If you slur your "J" it sounds like zshumping zshenres.
Today's post is about jumping off one category of books and writing another. When I wrote Alvor, I didn't think I could write any other kind of piece. I decided to write another fantasy in between Alvor and the second book in the series. Even though it wasn't the same story and had completely different elements in it, it was the same genre.
Three books in the same genre later, I knew I was going to have to write outside of my own lines. Even while I wrote Book 2 of Alvor, I knew there was another completely different story waiting to be told. I didn't know what story it was at the time, but it scared me to know for sure that it wouldn't be a fantasy.
And did I know how to write anything else?
You never know until you try.
Not all, but many authors stay within one genre for their entire career. I understand why. When you learn how to write well in one genre, why switch?

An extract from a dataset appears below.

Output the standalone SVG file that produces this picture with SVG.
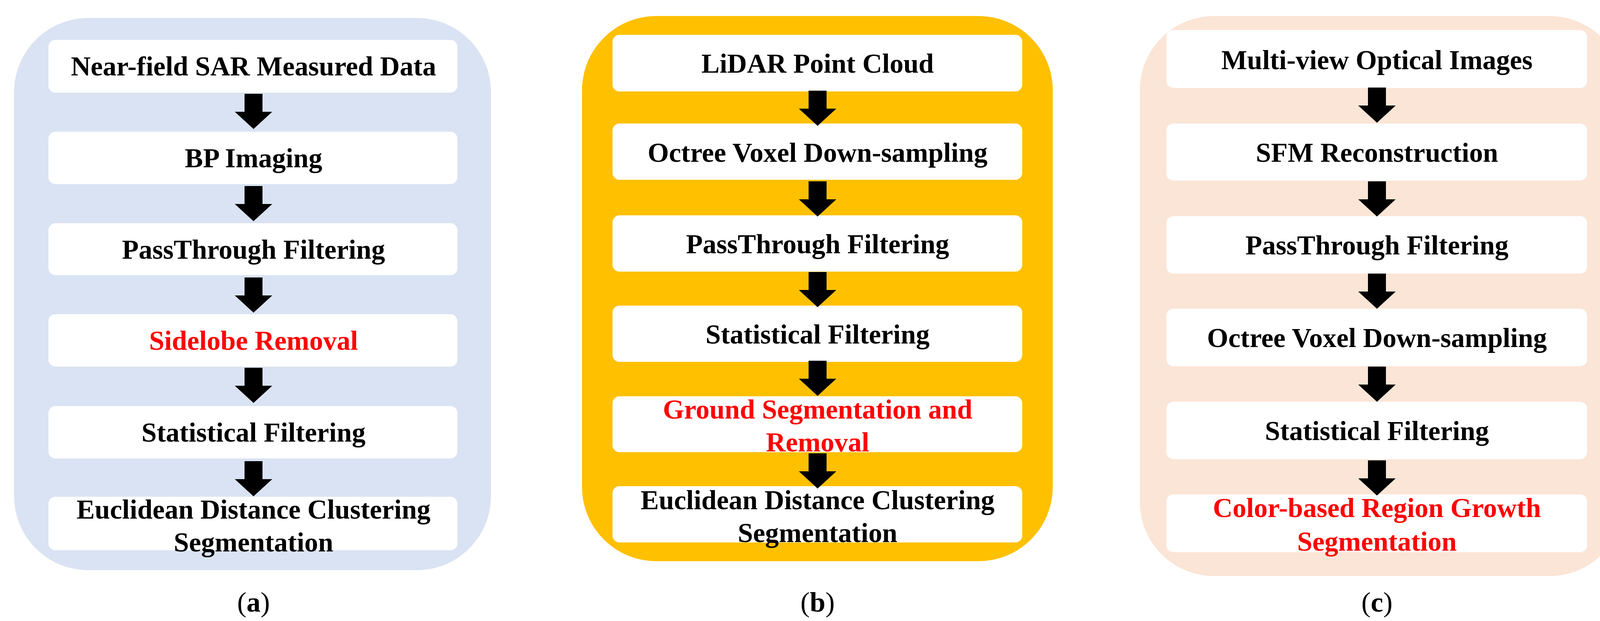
<svg xmlns="http://www.w3.org/2000/svg" width="4203" height="1589" viewBox="0 0 4203 1589">
<style>
.box{fill:#fff}
text{font-family:"Liberation Serif","Times New Roman",serif;font-weight:bold;font-size:70px;text-anchor:middle;fill:#000}
.red{fill:#FF0000}
.cap{font-weight:normal;font-size:72px}
.arr{fill:#000}
</style>
<defs>
<path id="ar" d="M-23,0 h46 v46 h25 L0,90 L-48,46 h25 Z"/>
</defs>
<rect x="36" y="46" width="1221" height="1413" rx="190" fill="#DAE3F3"/>
<rect x="1490" y="41" width="1205" height="1395" rx="190" fill="#FFC000"/>
<rect x="2918" y="41" width="1239" height="1433" rx="190" fill="#FBE5D6"/>
<g id="a1"><rect class="box" x="124" y="102" width="1047" height="135" rx="18"/><text x="649" y="193">Near-field SAR Measured Data</text></g>
<g id="a2"><rect class="box" x="124" y="337" width="1047" height="134" rx="18"/><text x="649" y="428">BP Imaging</text></g>
<g id="a3"><rect class="box" x="124" y="571" width="1047" height="133" rx="18"/><text x="649" y="662">PassThrough Filtering</text></g>
<g id="a4"><rect class="box" x="124" y="804" width="1047" height="134" rx="18"/><text class="red" x="649" y="895">Sidelobe Removal</text></g>
<g id="a5"><rect class="box" x="124" y="1039" width="1047" height="134" rx="18"/><text x="649" y="1130">Statistical Filtering</text></g>
<g id="a6"><rect class="box" x="124" y="1271" width="1047" height="137" rx="18"/><text x="649" y="1327">Euclidean Distance Clustering</text><text x="649" y="1411">Segmentation</text></g>
<text class="cap" x="649" y="1565">(<tspan font-weight="bold">a</tspan>)</text>
<g id="b1"><rect class="box" x="1568" y="89" width="1049" height="145" rx="18"/><text x="2093" y="186">LiDAR Point Cloud</text></g>
<g id="b2"><rect class="box" x="1568" y="316" width="1049" height="144" rx="18"/><text x="2093" y="414">Octree Voxel Down-sampling</text></g>
<g id="b3"><rect class="box" x="1568" y="551" width="1049" height="144" rx="18"/><text x="2093" y="648">PassThrough Filtering</text></g>
<g id="b4"><rect class="box" x="1568" y="782" width="1049" height="144" rx="18"/><text x="2093" y="879">Statistical Filtering</text></g>
<g id="b5"><rect class="box" x="1568" y="1014" width="1049" height="143" rx="18"/><text class="red" x="2093" y="1071">Ground Segmentation and</text><text class="red" x="2093" y="1155">Removal</text></g>
<g id="b6"><rect class="box" x="1568" y="1244" width="1049" height="144" rx="18"/><text x="2093" y="1303">Euclidean Distance Clustering</text><text x="2093" y="1387">Segmentation</text></g>
<text class="cap" x="2093" y="1565">(<tspan font-weight="bold">b</tspan>)</text>
<g id="c1"><rect class="box" x="2986" y="77" width="1077" height="148" rx="18"/><text x="3525" y="177">Multi-view Optical Images</text></g>
<g id="c2"><rect class="box" x="2986" y="316" width="1077" height="146" rx="18"/><text x="3525" y="414">SFM Reconstruction</text></g>
<g id="c3"><rect class="box" x="2986" y="553" width="1077" height="147" rx="18"/><text x="3525" y="651">PassThrough Filtering</text></g>
<g id="c4"><rect class="box" x="2986" y="790" width="1077" height="147" rx="18"/><text x="3525" y="888">Octree Voxel Down-sampling</text></g>
<g id="c5"><rect class="box" x="2986" y="1028" width="1077" height="147" rx="18"/><text x="3525" y="1126">Statistical Filtering</text></g>
<g id="c6"><rect class="box" x="2986" y="1265" width="1077" height="148" rx="18"/><text class="red" x="3525" y="1323">Color-based Region Growth</text><text class="red" x="3525" y="1409">Segmentation</text></g>
<text class="cap" x="3525" y="1565">(<tspan font-weight="bold">c</tspan>)</text>
<g id="connectors" class="arr">
<use href="#ar" x="649" y="240"/><use href="#ar" x="649" y="476"/><use href="#ar" x="649" y="710"/><use href="#ar" x="649" y="941"/><use href="#ar" x="649" y="1180"/>
<use href="#ar" x="2093" y="232"/><use href="#ar" x="2093" y="464"/><use href="#ar" x="2093" y="696"/><use href="#ar" x="2093" y="923"/><use href="#ar" x="2093" y="1160"/>
<use href="#ar" x="3525" y="224"/><use href="#ar" x="3525" y="464"/><use href="#ar" x="3525" y="700"/><use href="#ar" x="3525" y="938"/><use href="#ar" x="3525" y="1178"/>
</g>
</svg>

For me? Because I needed to. It's not a permanent switch- like never writing another fantasy- but it is stretching the horizon of how I write. And I'm learning so much.
Alvor is written in third person and comes from two people's point of view.
My new book is written in first person present tense. Nothing could be more different.
My new book's character is almost 18. She's enough older than the Alvor series that I can explore different situations on a more profound level.
And, my new book is NOT fantasy. Nothing supernatural or magical in it at all. It's not historical fiction, a memoir, a horror or a graphic novel. But it is a genre I have recently fallen in love with. No, it's not a romance either- although there is a touch of that in the story.
Why the switch? My reasons are probably different than everyone else's. I've had this feeling for over a year now that I needed to write a story in this particular genre. I don't know if it's so that I can learn how to be a better writer or if it's because my new story will make it possible for me to find an agent- I'm really hoping it's both.
For the record, I have been told by agents that fantasy is hard to sell right now, and even ones who would be willing to pick it up don't want to mess with the second book in a series where the first book is published already.
Even so, it's impossible to know what the future holds. I have already learned to be more aware of sentence structure, thoughts, feelings, sensations, actions, reactions and dialogue- so writing something new has been a great teacher in the long journey of writing.